Laughton's contributions to naval history were largely forgotten until the pioneering work by Canadian naval historian Donald Mackenzie Schurman The Education of a Navy: The Development of British Naval Strategic Thought, 1867–1914 (1965) resurrected his memory. Professor Andrew Lambert has since added to this with a work, The Foundations of Naval History: John Knox Laughton, the Royal Navy and the Historical Profession.

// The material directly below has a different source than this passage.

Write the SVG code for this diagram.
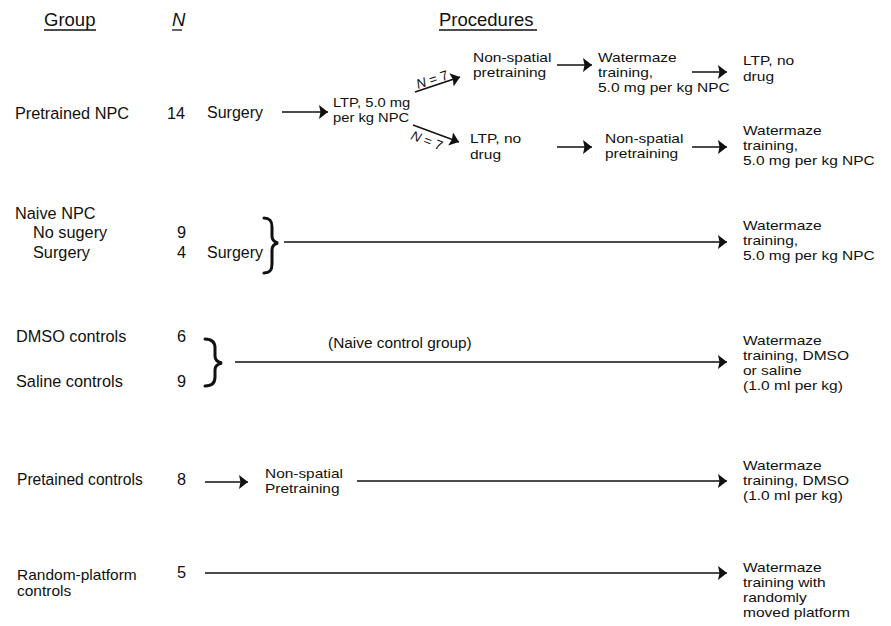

Unlike Mahan and Corbett, Laughton never wrote a major work, and the body of work that he did leave behind went out of print and until online editions became available was very difficult to come by. The measure of his significance comes by looking at the people he influenced and the institutions which he left behind after his death. Through 'long-term influence and personal contact' with other thinkers in the field and British admirals, he managed to sow the seeds in influential people’s minds that naval history was a subject worth studying, something which had relevance and bearing on modern naval affairs.[12] The Navy Records Society remains a key part of the discipline of naval history.
In recognition of his importance, King's College Department of War Studies has named its naval history chair as the "Laughton Professor", and naval historians in the department belong to the Laughton Unit.[13]